My Blog Photography Journey


This isn't intended to be like one of those countless advice posts on the bloggersphere at the moment. Rather, it is a way to share my own opinions and experience on blog photography, coming from someone who is a complete amateur! More than anything, I want to share with you the images I have achieved, and what kit I have used to achieve them. Please bear in mind I am not a professional photographer - so this is not technical advice, just my own experience. All of the pictures shown are taken by either my Mum or boyfriend, who are both amateur photographers. 

1. DECIDE ON YOUR INVESTMENT

I am going to start by saying that from my experience, spending more money on your camera kit makes a difference. No, it isn't necessary, but it is one of the most important steps. I wouldn't be able to make my posts look the way they do without a good camera and lens. This doesn't mean the best camera on the market, and a lens with a four figure price tag - but it does mean a level of investment. Hopefully the images I share below will demonstrate the difference the quality of the camera and lens can make.

This is only the case if you are after a certain aesthetic. I follow some blogs who shoot just with an iPhone camera, and they have fantastic imagery that works so well with their blog's aesthetic. If you want to start a blog and don't have a DSLR camera then please don't be held back by that - if anything it can encourage you to be more creative to achieve images that are carefully composed, rather than relying on the camera to do the work for you. However, if you want to achieve the kind of image I am sharing with you here, then this would be my advice..

2. MY CAMERA

When I first starting blogging I already had a DSLR, and I thought that because I did I would automatically be able to take photos that looked like those on the all the blogs I read and loved. Ohhhh what naivety! My camera was an entry level Nikon D3100 and I was shooting on the lens that it came with. I have since broken this lens and no longer have it, but from memory I believe it was a 30mm-110mm lens. Nothing wrong with either of those, but it wasn't getting me the results I wanted. I was aiming for a sharp subject and blurred background that is pretty standard for fashion blogs and street style photography, so I started doing some research.


Close ups and full length photos taken on my Nikon D3100 with my first lens (not a prime lens)

Through the power of Google and speaking to friends, I came to the conclusion that what I needed was a 50mm lens. That was the ticket to a blurred background heaven - and indeed it was. This was the motivation I needed, knowing I could achieve what I wanted, it spurred me on to really get to grip with my camera.


Close ups and full length photos taken on my Nikon D3100 with a 50mm 1:1.8 lens

As my birthday and Christmas pressie this year I got a new camera and lens. I spent ages deciding which to go for, and spent a long time in the shop trying all the different models out. (If any of you are based near Leeds, I can highly recommend the Flash Centre - the staff are really knowledgable and will spend as much time as you need explaining everything to you).

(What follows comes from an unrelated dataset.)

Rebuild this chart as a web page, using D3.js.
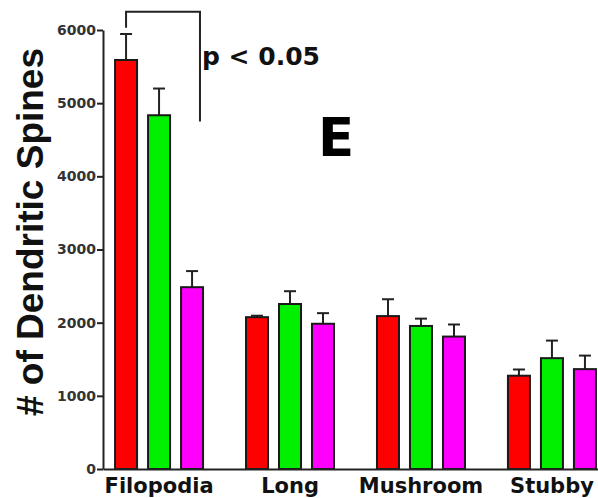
<!DOCTYPE html>
<html>
<head>
<meta charset="utf-8">
<script src="https://cdn.jsdelivr.net/npm/d3@7"></script>
<style>
    body { margin: 0; background: #fff; }
    svg { display: block; }
</style>
</head>
<body>
<div id="chart"></div>
<script>
// Spine type categories and the three groups
const categories = ['Filopodia', 'Long', 'Mushroom', 'Stubby'];
const groups = ['red', 'green', 'magenta'];
const groupColors = ['#ff0000', '#00f000', '#ff00ff'];

// Mean values per category, one array per group
const redValues = [5590, 2075, 2090, 1275];
const greenValues = [4835, 2255, 1955, 1515];
const magentaValues = [2485, 1985, 1810, 1365];

// Error (SEM) per category
const redErrors = [355, 20, 230, 85];
const greenErrors = [365, 175, 100, 240];
const magentaErrors = [220, 145, 165, 185];

const yTicks = [0, 1000, 2000, 3000, 4000, 5000, 6000];

// Significance bracket (data units)
const bracketTop = 6250;
const bracketLeftEnd = 6030;
const bracketRightEnd = 4750;

function renderSpineChart(containerId) {
    const fullWidth = 598;
    const fullHeight = 498;
    const margin = { top: 30, right: 0, bottom: 29, left: 103 };
    const height = fullHeight - margin.top - margin.bottom;

    const svg = d3.select(`#${containerId}`)
        .append('svg')
        .attr('width', fullWidth)
        .attr('height', fullHeight);

    const g = svg.append('g')
        .attr('transform', `translate(${margin.left}, ${margin.top})`);

    // Scales
    const xScale = d3.scaleBand()
        .domain(categories)
        .range([0, 505])
        .paddingInner(0.328)
        .paddingOuter(0.092);

    const xInner = d3.scaleBand()
        .domain(groups)
        .range([0, xScale.bandwidth()])
        .paddingInner(0.333)
        .paddingOuter(0);

    const yScale = d3.scaleLinear()
        .domain([0, 6000])
        .range([height, 0]);

    // Build rows for bars
    const series = [redValues, greenValues, magentaValues];
    const errors = [redErrors, greenErrors, magentaErrors];
    const rows = [];
    categories.forEach((cat, i) => {
        groups.forEach((grp, j) => {
            rows.push({
                category: cat,
                group: grp,
                color: groupColors[j],
                value: series[j][i],
                error: errors[j][i]
            });
        });
    });

    const barX = d => xScale(d.category) + xInner(d.group);
    const bw = xInner.bandwidth();

    // Error bars (upper only)
    g.selectAll('.err-line')
        .data(rows)
        .enter()
        .append('line')
        .attr('x1', d => barX(d) + bw / 2)
        .attr('x2', d => barX(d) + bw / 2)
        .attr('y1', d => yScale(d.value))
        .attr('y2', d => yScale(d.value + d.error))
        .attr('stroke', '#222')
        .attr('stroke-width', 2);

    g.selectAll('.err-cap')
        .data(rows)
        .enter()
        .append('line')
        .attr('x1', d => barX(d) + bw / 2 - 6)
        .attr('x2', d => barX(d) + bw / 2 + 6)
        .attr('y1', d => yScale(d.value + d.error))
        .attr('y2', d => yScale(d.value + d.error))
        .attr('stroke', '#222')
        .attr('stroke-width', 2);

    // Bars
    g.selectAll('.bar')
        .data(rows)
        .enter()
        .append('rect')
        .attr('x', barX)
        .attr('y', d => yScale(d.value))
        .attr('width', bw)
        .attr('height', d => height - yScale(d.value))
        .attr('fill', d => d.color)
        .attr('stroke', '#1a1a1a')
        .attr('stroke-width', 2);

    // Y axis
    const yAxis = g.append('g')
        .call(d3.axisLeft(yScale)
            .tickValues(yTicks)
            .tickFormat(d3.format('d'))
            .tickSize(6)
            .tickSizeOuter(0)
            .tickPadding(1)
        );
    yAxis.selectAll('.domain, .tick line')
        .attr('stroke', '#222')
        .attr('stroke-width', 2);
    yAxis.selectAll('text')
        .attr('fill', '#333')
        .style('font-family', '"DejaVu Sans", sans-serif')
        .style('font-weight', 'bold')
        .style('font-size', '14px');

    // X axis
    const xAxis = g.append('g')
        .attr('transform', `translate(0, ${height})`)
        .call(d3.axisBottom(xScale)
            .tickSize(0)
            .tickSizeOuter(0)
            .tickPadding(9)
        );
    xAxis.select('.domain')
        .attr('stroke', '#222')
        .attr('stroke-width', 2);
    xAxis.selectAll('text')
        .attr('fill', '#111')
        .style('font-family', '"DejaVu Sans", sans-serif')
        .style('font-weight', 'bold')
        .style('font-size', '21px');

    // Y axis label
    svg.append('text')
        .attr('transform', 'rotate(-90)')
        .attr('x', -232)
        .attr('y', 43)
        .style('text-anchor', 'middle')
        .style('font-family', '"Liberation Sans", Arial, sans-serif')
        .style('font-weight', 'bold')
        .style('font-size', '37px')
        .attr('fill', '#111')
        .text('# of Dendritic Spines');

    // Significance bracket from Filopodia red to magenta
    const leftX = xScale('Filopodia') + xInner('red') + bw / 2;
    const rightX = xScale('Filopodia') + xInner('magenta') + bw * 0.86;
    g.append('path')
        .attr('d', `M${leftX},${yScale(bracketLeftEnd)}V${yScale(bracketTop)}H${rightX}V${yScale(bracketRightEnd)}`)
        .attr('fill', 'none')
        .attr('stroke', '#222')
        .attr('stroke-width', 2);

    svg.append('text')
        .attr('x', 202)
        .attr('y', 65)
        .style('font-family', '"DejaVu Sans", sans-serif')
        .style('font-weight', 'bold')
        .style('font-size', '25px')
        .attr('fill', '#111')
        .text('p < 0.05');

    // Panel letter
    svg.append('text')
        .attr('x', 318)
        .attr('y', 156)
        .style('font-family', '"DejaVu Sans", sans-serif')
        .style('font-weight', 'bold')
        .style('font-size', '53px')
        .attr('fill', '#000')
        .text('E');
}

renderSpineChart('chart');
</script>
</body>
</html>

In terms of the model I wanted something with a flippy screen so I could start to film videos with greater ease. Obviously, the biggest decision maker for everyone will be the budget, and this will dictate if you can go for a full frame model or not. Now I am no expert here, but I believe the main benefit of a full frame model is the highest possible resolution and pixels (not something us bloggers need, as we don't want to be uploading huge file sizes). The second is what you will get out of your lens - which is pretty much the optimum quality that lens will allow.

My budget didn't stretch to full frame - so I went for Nikon D5300, which I now shoot my outfit photos with, using an 85mm lens.


Close ups and full length photos taken on my Nikon D5300 with an 85mm 1:1.8 lens. 


3. LENSES

The three lenses I have are 35mm, 50mm, and 85mm. My 35mm will allow me to shoot closest to the subject - this is the lens I use for shooting indoors where I don't have the space to step back to fit enough into the frame (see this post for an example). The 85mm allows me to achieve the most contrast between a sharp subject and a soft background. I find the 50mm to be a good in between lens.

As I said I am by no means a photographer - this is just what I have learned through my own trial and error. More than anything, you need to get to grips with your camera settings! Ditch Auto, stick to Manual and learn how to manage your lighting, etc etc. I am not going to go into detail about how I do this, I am not a pro at this at all and in all honestly I am probably doing it wrong!


From left to right: Nikon D3100, 30mm-110mm lens
Nikon D3100, 50mm lens
Nikon D5300, 85mm lens

Sooo as a review, here I have three images taken on the various camera combinations, all taken in the same location. The general rule for a blurred background is that the further the subject is to that background, the more blurred it will be (so if you're against a wall, it's hard to get the wall to blur). These three images are all taken on the road outside my Mum's house, so they really do show the differences in the cameras!